Plan du golf de la Sommerau (document architectes)
Plan du golf de la Sommerau (document architectes)

« Les arguments écologiques ne prendront pas ici »

Mais Rolande Einsetler, présidente de l’association pour la préservation de l’environnement de la Sommerau (Apes), ne partage pas le même optimisme  :

« On ne comprend pas pourquoi les élus s’acharnent à vouloir construire ce golf. Cerné par d’autres golfs mieux cotés, il n’est économiquement pas viable, il va détruire des réserves écologiques, privatiser des prairies avec des zones humides qui sont des endroits de promenades inestimables, pomper les ressources en eau et tout ça pour des golfeurs, c’est à dire 0,9% de la population selon leur propre fédération ! On ne laissera pas faire, on va devoir relancer la mobilisation. »

Car depuis le début de l’action juridique, le souffle militant des opposants est retombé. De leurs côtés, les promoteurs se sentent revigorés par les résultats des élections municipales. Stéphane Leyenberger précise même :

« Tous les candidats favorables à la construction du golf ont été élus ou réélus. Ce golf bénéficie d’une vraie légitimité démocratique. »

Voire. Car 13% des suffrages exprimés lors des élections municipales à Saverne se sont portés sur l’écologiste Jean-Michel Louche, clairement opposé au golf, une sacrée percée dans cette terre de droite. Il précise :

« Je ne pense pas que la position des candidats sur le golf ait été un critère déterminant des votes en mars 2014. Les élus de droite sont restés discrets sur ce sujet, évitant soigneusement et encore aujourd’hui de répondre aux questions. Ils préfèrent rester sur des non-dits. Même certains élus de la majorité sont contre, mais se taisent car il est toujours délicat de s’opposer à un projet de développement économique, même s’il est voué à l’échec comme le golf de la Sommerau.
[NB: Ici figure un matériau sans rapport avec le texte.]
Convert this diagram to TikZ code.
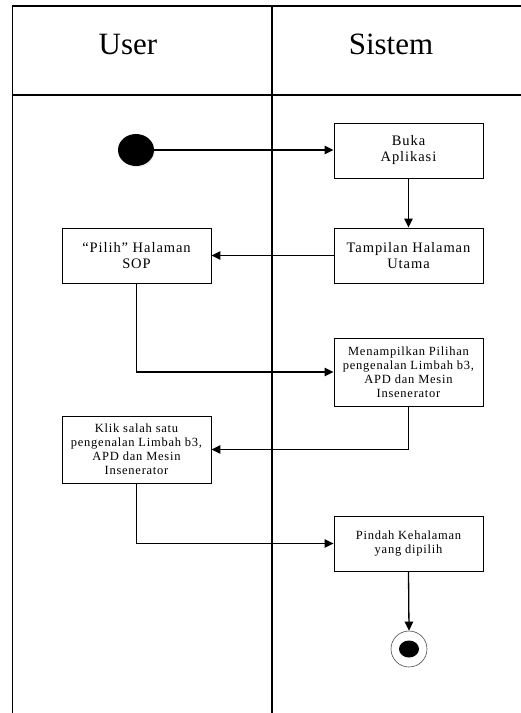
\documentclass[tikz,border=0pt]{standalone}
\usepackage{fontspec}
\setmainfont{Liberation Serif}
\newfontfamily\widebig[LetterSpace=6.5]{Liberation Serif}
\newfontfamily\widesmall[LetterSpace=6]{Liberation Serif}
\usetikzlibrary{arrows.meta,shapes.geometric,shadows}

\tikzset{
  lane/.style={line width=1.3pt, black},
  act/.style={draw, line width=0.9pt, fill=white, minimum width=149pt,
    align=center, inner sep=2pt,
    drop shadow={opacity=0.18, shadow xshift=1.2pt, shadow yshift=-1.2pt}},
  bigtxt/.style={font=\widebig\fontsize{14.5}{16}\selectfont},
  smalltxt/.style={font=\widesmall\fontsize{12.5}{14}\selectfont},
  flow/.style={line width=1.3pt, -{Triangle[length=9pt,width=8.5pt]}},
  lanetitle/.style={font=\fontsize{31}{36}\selectfont},
}

\begin{document}
\begin{tikzpicture}[x=1pt,y=-1pt]
  \useasboundingbox (0,0) rectangle (521,713);
  \clip (0,0) rectangle (521,713);
  \fill[white] (0,0) rectangle (521,713);

  % swimlane frame
  \draw[lane] (12.5,713) -- (12.5,6) -- (530,6);
  \draw[lane] (12.5,95) -- (530,95);
  \draw[lane] (272,6) -- (272,713);

  % lane titles
  \node[lanetitle] (tuser) at (128,44) {User};
  \node[lanetitle] (tsys) at (391,44) {Sistem};

  % initial state
  \node[ellipse, fill=black, minimum width=36pt, minimum height=32pt,
        inner sep=0pt,
        drop shadow={opacity=0.15, shadow xshift=1pt, shadow yshift=-1pt}] (start) at (136,150) {};

  % activities
  \node[act, bigtxt, minimum height=55pt] (buka) at (408.5,150.5) {Buka\\Aplikasi};
  \node[act, bigtxt, minimum height=55pt] (utama) at (408.5,255.5) {Tampilan Halaman\\Utama};
  \node[act, bigtxt, minimum height=55pt] (pilih) at (136.5,255.5) {“Pilih” Halaman\\SOP};
  \node[act, smalltxt, minimum height=68pt] (tampil) at (408.5,372) {Menampilkan Pilihan\\pengenalan Limbah b3,\\APD dan Mesin\\Insenerator};
  \node[act, smalltxt, minimum height=67pt] (klik) at (136.5,449.5) {Klik salah satu\\pengenalan Limbah b3,\\APD dan Mesin\\Insenerator};
  \node[act, smalltxt, minimum height=55pt] (pindah) at (408.5,543.5) {Pindah Kehalaman\\yang dipilih};

  % final state
  \node[circle, draw=black!70, line width=0.6pt, minimum size=36pt, inner sep=0pt] (finish) at (409,649) {};
  \node[ellipse, fill=black, minimum width=20pt, minimum height=17pt, inner sep=0pt] (finishdot) at (409,649) {};

  % control flow
  \draw[flow] (start) -- (buka.west |- start);
  \draw[flow] (buka) -- (utama);
  \draw[flow] (utama) -- (pilih);
  \draw[flow] (pilih.south) |- (tampil.west);
  \draw[flow] (tampil.south) |- (klik.east);
  \draw[flow] (klik.south) |- (pindah.west);
  \draw[flow] (pindah.south) -- (finish.north);
\end{tikzpicture}
\end{document}
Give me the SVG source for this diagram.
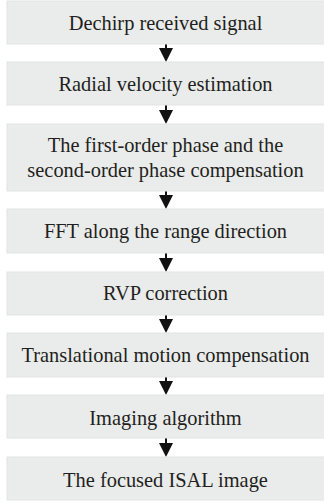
<svg xmlns="http://www.w3.org/2000/svg" width="324" height="503" viewBox="0 0 324 503">
<defs>
<style>
.box{fill:#eaebeb;stroke:#e2e3e3;stroke-width:1}
.shaft{stroke:#111;stroke-width:2}
.head{fill:#111}
</style>
</defs>
<rect width="324" height="503" fill="#ffffff"/>
<g id="connectors">
<line class="shaft" x1="166" y1="44" x2="166" y2="49"/><polygon class="head" points="159,48 173,48 166,62"/>
<line class="shaft" x1="166" y1="105" x2="166" y2="111"/><polygon class="head" points="159,110 173,110 166,124"/>
<line class="shaft" x1="166" y1="191" x2="166" y2="196"/><polygon class="head" points="159,195 173,195 166,209"/>
<line class="shaft" x1="166" y1="253" x2="166" y2="259"/><polygon class="head" points="159,258 173,258 166,272"/>
<line class="shaft" x1="166" y1="315" x2="166" y2="320"/><polygon class="head" points="159,319 173,319 166,333"/>
<line class="shaft" x1="166" y1="377" x2="166" y2="382"/><polygon class="head" points="159,381 173,381 166,395"/>
<line class="shaft" x1="166" y1="438" x2="166" y2="444"/><polygon class="head" points="159,443 173,443 166,457"/>
</g>
<g font-family="Liberation Serif, DejaVu Serif, serif" font-size="20.4" fill="#231f20" text-anchor="middle">
<g id="n1"><rect class="box" x="7" y="1" width="318" height="43"/><text x="165.5" y="30">Dechirp received signal</text></g>
<g id="n2"><rect class="box" x="7" y="62" width="318" height="43"/><text x="165.5" y="90.5">Radial velocity estimation</text></g>
<g id="n3"><rect class="box" x="7" y="124" width="318" height="67"/><text x="165.5" y="152.3">The first-order phase and the</text><text x="165.5" y="176.7">second-order phase compensation</text></g>
<g id="n4"><rect class="box" x="7" y="209" width="318" height="44"/><text x="165.5" y="238.3">FFT along the range direction</text></g>
<g id="n5"><rect class="box" x="7" y="272" width="318" height="43"/><text x="165.5" y="300">RVP correction</text></g>
<g id="n6"><rect class="box" x="7" y="333" width="318" height="44"/><text x="165.5" y="361.7">Translational motion compensation</text></g>
<g id="n7"><rect class="box" x="7" y="395" width="318" height="43"/><text x="165.5" y="425">Imaging algorithm</text></g>
<g id="n8"><rect class="box" x="7" y="457" width="318" height="43"/><text x="165.5" y="486.7">The focused ISAL image</text></g>
</g>
</svg>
Pour l’instant, la majorité des gens sont attentistes. Si on veut empêcher ce golf de se faire, notre mobilisation devra être sans accroc car on n’aura droit qu’à un seul coup. »

Quelques slogans hostiles au golf subsistent, mais la mobilisation des antis s'est essoufflée (Photo Gilles Bachellerie)
Quelques slogans hostiles au golf subsistent, mais la mobilisation des antis s’est essoufflée (Photo Gilles Bachellerie)

Même constat de Michel Schliffer, militant d’Alsace Nature et membre de l’Apes :

« Les gens dans la vallée sont peut-être à 10% pour, 10% contre et… 80% s’en foutent. Les arguments écologistes ne fonctionneront pas dans cette vallée. Mais on a peut-être une chance si on fait comprendre aux gens qu’ils vont payer l’addition pour que quelques golfeurs viennent s’amuser et que la construction coûtera bien au delà des cinq millions annoncés. À mon avis, ils vont doubler ce budget, ça fera comme avec le Bioscope. »

Pour mesurer l’étendue de la contestation dans l’opinion publique locale, l’Apes indique que la souscription lancée par Alsace Nature pour couvrir les frais d’avocats, entre 8 et 10 000€, a été bouclée en deux mois. De son côté, Rolande Einsetler est « repartie comme en 40 » :

« On va demander que des réunions publiques soient organisées, et si les maires les refusent, on les organisera nous mêmes ! On va reprendre les tracts, lancer une pétition et puis probablement une grosse marche publique. L’Apes compte une centaine de membres à jour de cotisation, c’est un réseau important ici pour animer plusieurs centaines de sympathisants. »

Les promoteurs du golf espèrent boucler leur plan de financement avant la fin de l’année pour une mise en service en août 2015.